If you are interested in playing with time series data like stock price, it is usually a good idea to start with Finance, probably the most frequently used exchange stock price. There are many exchanges out there and NASDAQ is a good one. I shopped around on the Internet but it is a bit hard to find some good dataset with fine grained data without paying. However, there are plenty of free APIs out there but they are all based on tickers so in this case, we can put together a solution where we can first get a list of public company names and then loop through each company but making an API call each specifying the time range.
1. Get Company List
By visiting Nasdaq website, you can easily find a download file which contains all the tickers that listed there (not only Nasdaq but also Amex and NYSE).
And this is how the data file looks like.
This is the first time I ever see 3435 public companies listed in such a clean format, let’s do some quick analysis.
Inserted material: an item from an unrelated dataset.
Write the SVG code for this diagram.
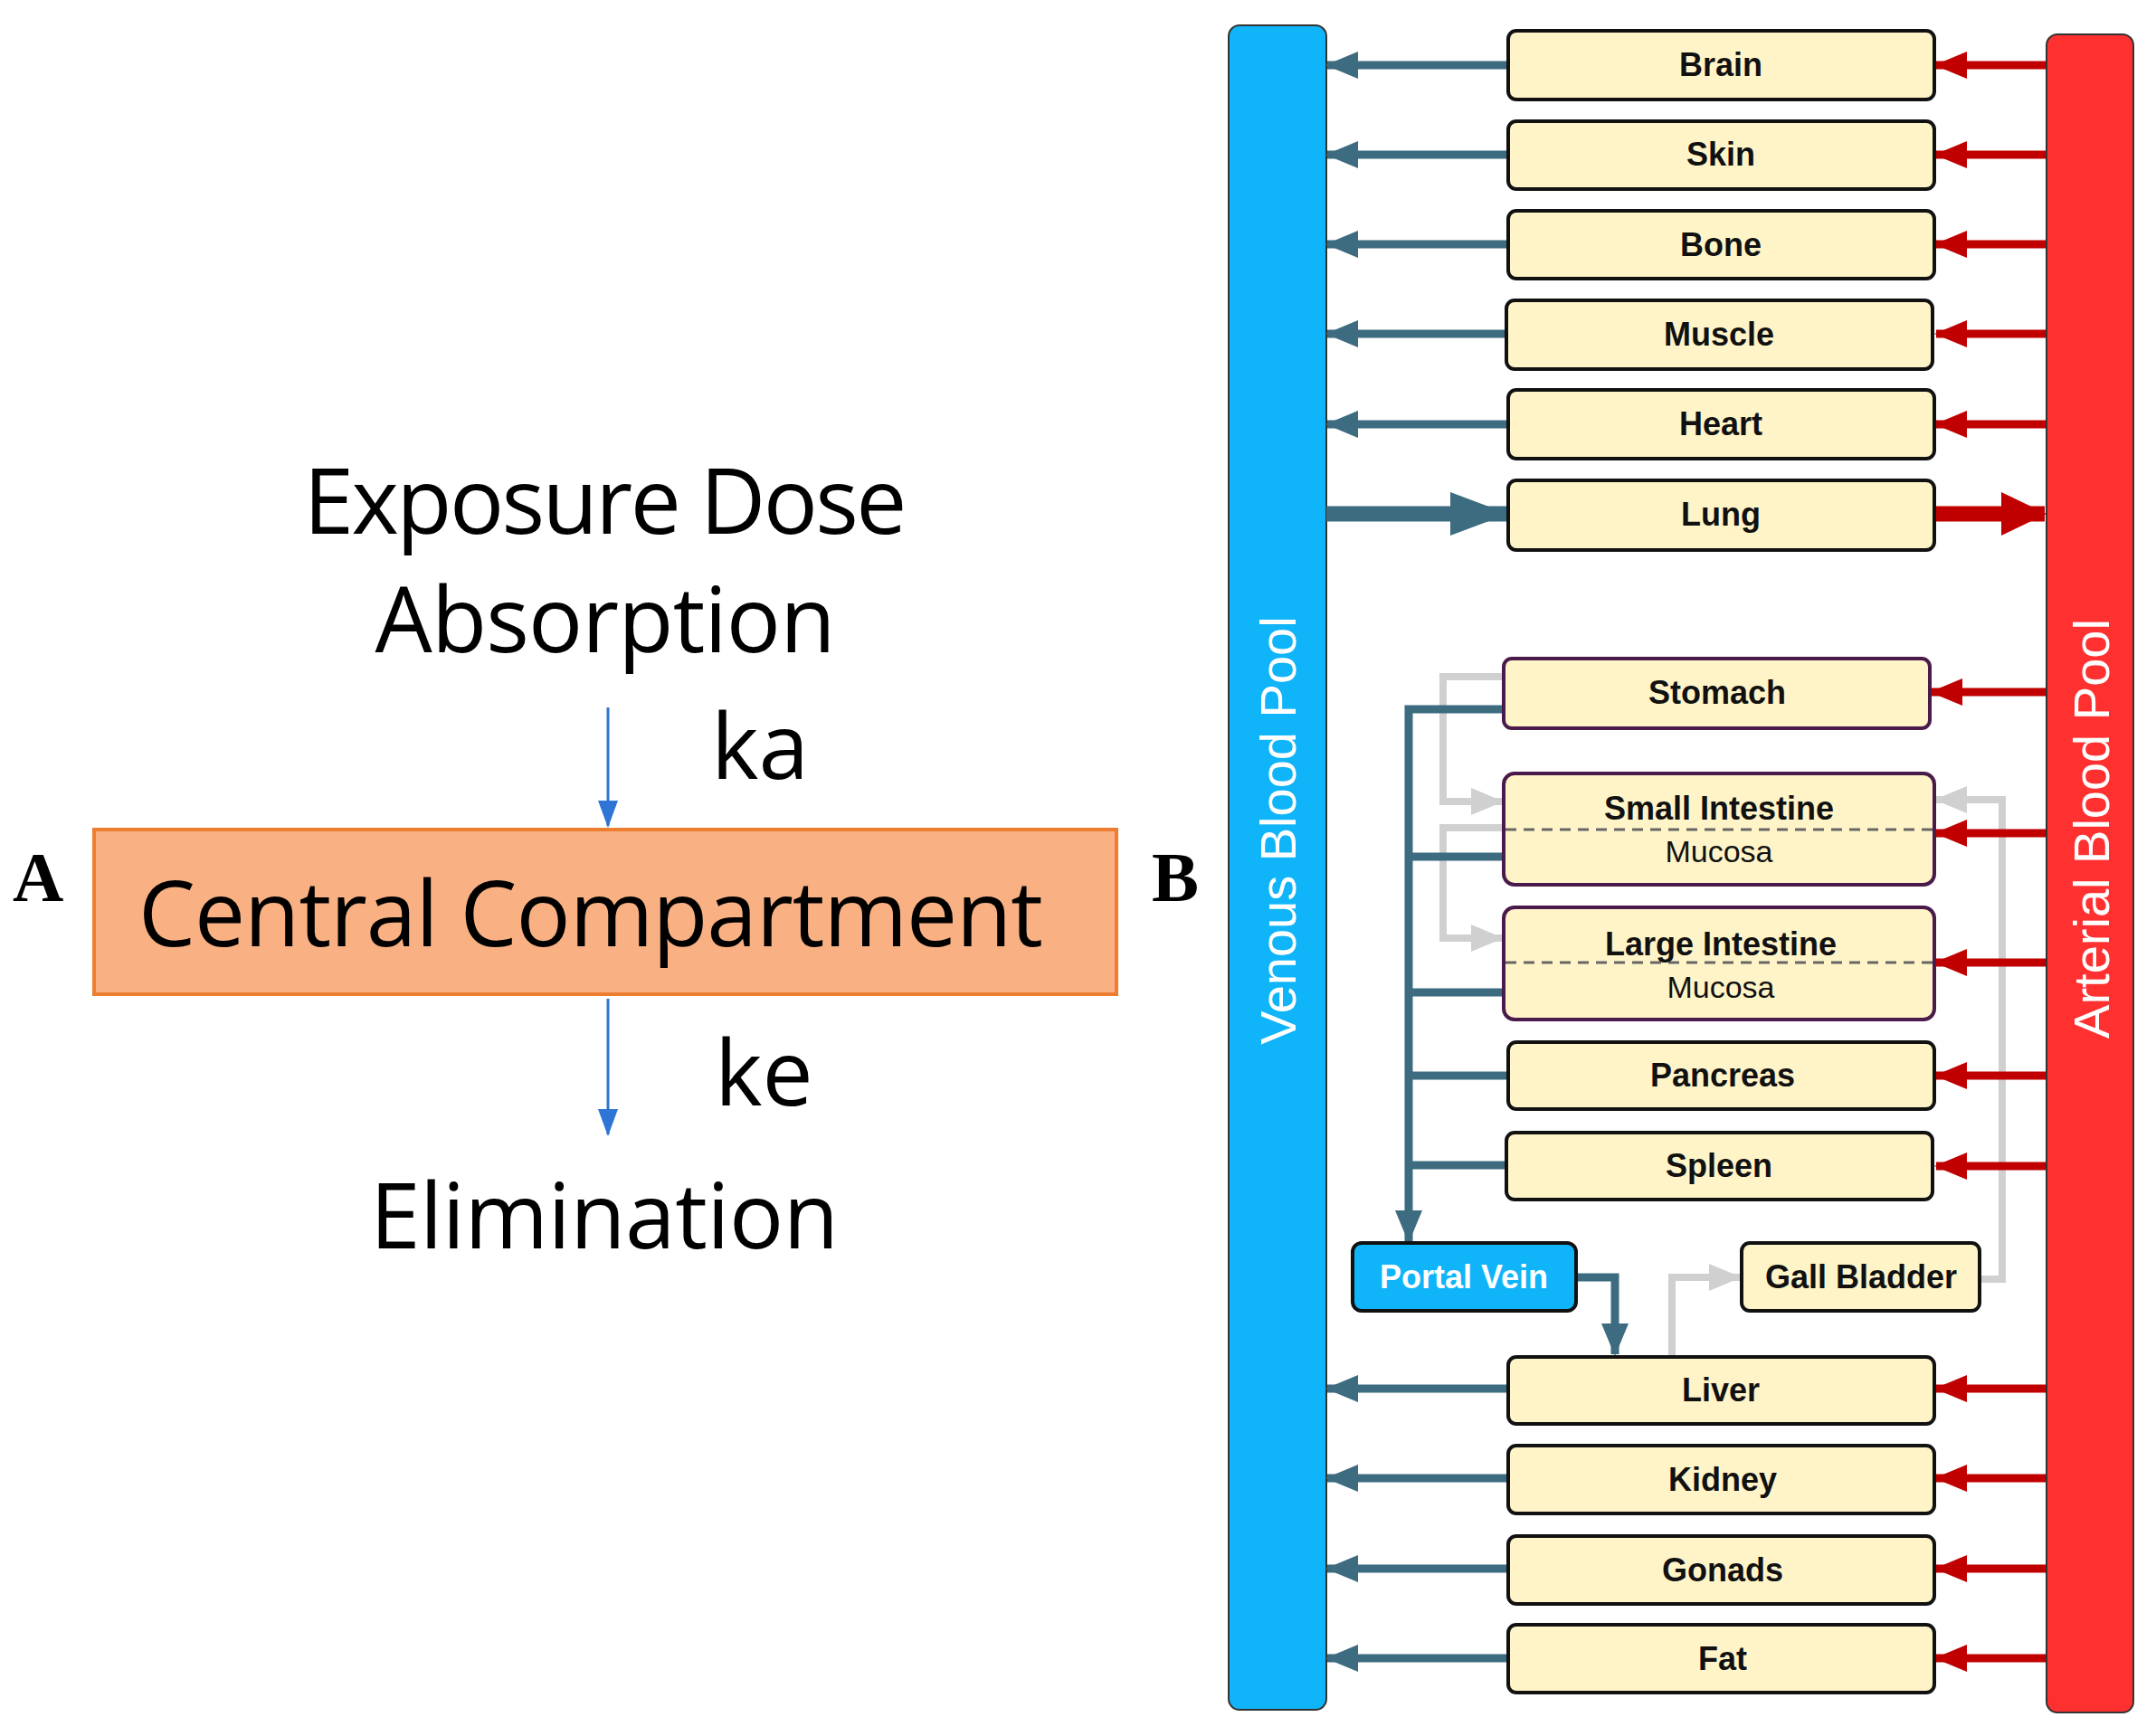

Since the industry is a subcategory of Sector and have if not hundreds, at least tens of different categories that might be difficult to display. For now, let’s aggregate by sector and see what are the total market cap, number of companies, and maybe how “young” each sector is by calculating the median IPO year.
As you can see, technology sector has the most market cap (5.9trillion usd) which is almost half (46%) of the whole market. And the whole Nasdaq total market share is about ~ 13 trillion USD. At the same time, it is interesting to find that it is actually the finance industry who has the highest average IPO year and not surprisingly, consumer durables have the lowest/oldest average IPO year. From the company count perspective, Health care has the most number of public companies.
Anyway, now we have a trustworthy list of tickers, the next step is to hit the API and get the time series stock price for those companies via alpha vantage.
2. Get Time Series data
I put together this little program so that I can make calls and then store the raw response to my local disk for later processing. Sqlite is a good option and you can use dbbrowser to view the table content easily.
One small tip is that the insert statement above is an easy way to escape all the characters by using the question mark placeholder. Quite neat so that you don’t have to play with double quotes and single quotes, which is a big pain in the ass.
Unfortunately, my job couldn’t finish even for my tests against just the first 10 companies, and I should have guess it way ahead of time, it is a “free-mium” service, the API has an extremely small limit which if you are trying to make more than 5 calls in a minute, you need to upgrade to the premium services, which I am not fully ready to do that yet. I guess this is the end of post. A perfect example how difficult and time consuming it could be to hunt down the good data sources.
Frankly speaking, it is indeed not that expensive but I guess as a hobbyist, you probably want to shop around and see if there is a better choice for your weekend project.